Archeological evidence reveals that all agricultural civilizations follow a typical pattern of soil depletion after an average of 1,000 years. Then they either die out or moving to new land via conquest. According to Hemenway, the Oil Age was a great boon to our current agricultural civilization. Farm machinery and petroleum-based fertilizers and pesticides provided an immense burst in world food production. Unfortunately this only hastened soil degradation. At the same time a steep price increase (related to oil a natural gas scarcity) and made them unavailable for a growing number of farmers, especially in the developing world.

Hemenway also asserts that the prehistoric importance of horticulture has been greatly underestimated owing to three myths widely promulgated over the last two hundred years.

Myth one: food surpluses produced by agriculture are essential to produce the leisure time and specialization required for culture to flourish.

New archaeological evidence reveals human beings engaged in cultural activities such as basket weaving, art, and music for hundreds of years prior to the development of agriculture.
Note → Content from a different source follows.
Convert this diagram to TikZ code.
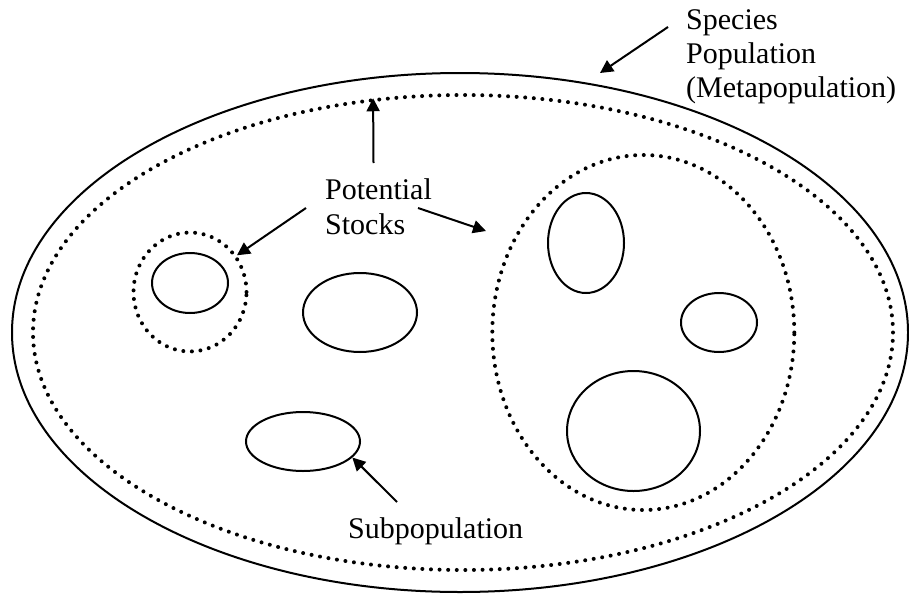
\documentclass[tikz,border=0pt]{standalone}
\usepackage{fontspec}
\setmainfont{Liberation Serif}
\usetikzlibrary{arrows.meta, shapes.geometric, positioning}

\begin{document}
\begin{tikzpicture}[x=1pt, y=-1pt]

	\tikzset{pop/.style 2 args={
			ellipse, draw,
			line width=2pt,
			minimum width=#1,
			minimum height=#2,
			inner sep=0pt
		},
		stock/.style 2 args={
			ellipse, draw,
			line width=4pt, line cap=round,
			dash pattern=on 0pt off 8.6pt,
			minimum width=#1,
			minimum height=#2,
			inner sep=0pt
		},
		lbl/.style={anchor=base west, inner sep=0pt, font=\fontsize{30}{35}\selectfont},
		arr/.style={line width=2pt, -{Triangle[length=13pt, width=13pt]}}
	}

	\useasboundingbox (0,0) rectangle (909,594);

	% species and stocks
	\node[pop={896pt}{519pt}] (species) at (460,332.5) {};
	\node[stock={860pt}{475pt}] (meta) at (463,332.5) {};
	\node[stock={113pt}{119pt}] (leftstock) at (190,292) {};
	\node[stock={302pt}{355pt}] (rightstock) at (643.3,332.5) {};

	% subpopulations
	\node[pop={76pt}{60pt}] (sub1) at (190,283) {};
	\node[pop={114pt}{79pt}] (sub2) at (360,312.5) {};
	\node[pop={114pt}{59pt}] (sub3) at (303,441.5) {};
	\node[pop={76pt}{100pt}] (sub4) at (586,243) {};
	\node[pop={76pt}{59pt}] (sub5) at (719,322.5) {};
	\node[pop={133pt}{120pt}] (sub6) at (633.5,431) {};

	% labels
	\node[lbl] (spec) at (686,30) {Species};
	\node[lbl] (popl) at (686,63.5) {Population};
	\node[lbl] (metapop) at (686,97) {(Metapopulation)};
	\node[lbl] (potential) at (325,199) {Potential};
	\node[lbl] (stocks) at (325,234) {Stocks};
	\node[lbl] (subpop) at (348,538) {Subpopulation};

	\coordinate (specfrom) at (668,27);
	\coordinate (spectip) at (600,73);
	\coordinate (upfrom) at (373.5,163);
	\coordinate (leftfrom) at (306,208);
	\coordinate (rightfrom) at (418,208);
	\coordinate (righttip) at (486,231);
	\coordinate (subfrom) at (397,502);

	\draw[arr] (specfrom) -- (spectip);
	\draw[arr] (upfrom) -- (meta.111);
	\draw[arr] (leftfrom) -- (leftstock.38);
	\draw[arr] (rightfrom) -- (righttip);
	\draw[arr] (subfrom) -- (sub3.-18);

\end{tikzpicture}
\end{document}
Myth two: horticulture was merely a brief transition between hunter gather and agricultural societies.

Fossil and other evidence suggests that Native Americans planted and maintained most of the East Coast, Mississippi, and Amazon as food forests for more than four thousand years before Europeans destroyed their horticultural societies.

Myth three (thanks to English philosopher Thomas Hobbes): horticultural cultures are made up of savages who live short, nasty, brutish lives.

Anthropological and archeological evidence suggests exactly the opposite. Hunter-gatherer and horticultural societies devote far less time to securing and producing food than farmers. The former spend an average of three hours a day harvesting a day’s worth of food for their families; whereas pre-industrial farmers spent an average of two to three days to producing one day of food. This excluded crops they sold to pay rent.

Skeletal remains suggest people in horticultural cultural societies were healthier, taller, and lived long than people in pre-industrial agricultural societies. Moreover the advent of agriculture introduced a host of degenerative diseases, including arthritis and deadly viral epidemics (influenza, small pox, measles, polio, etc) that people caught from domesticated animals.

Worst of all, the introduction of agriculture led to the advent of class society, military conquest, and famine. As Hemenway points out, war and famine are virtually unknown in hunter gatherer societies that migrate to follow their food source. Likewise it’s virtually impossible for a marauding army to steal the perennials out of a food forest.

Permaculture to the Rescue

Hemenway views our current food production system as a major culprit in the current ecological and resource crisis the planet faces (e.g. climate change, ocean acidification, mass species extinction, and fossil fuel, fresh water and topsoil depletion). He estimates that without drastic change, our species will survive another fifty years at most. If, however, human species could navigate a successful return to a horticultural society, they could potential persist for millennia.

He sees the widespread adoption of permaculture as a first step in a return to horticulture. Permaculture is an 80 year old branch of ecological design that produces sustainable buildings and self-maintained food production systems by modeling them on natural ecosystems. The movement already has several million adherents worldwide, through the Transition Town and comparable relocalization movements.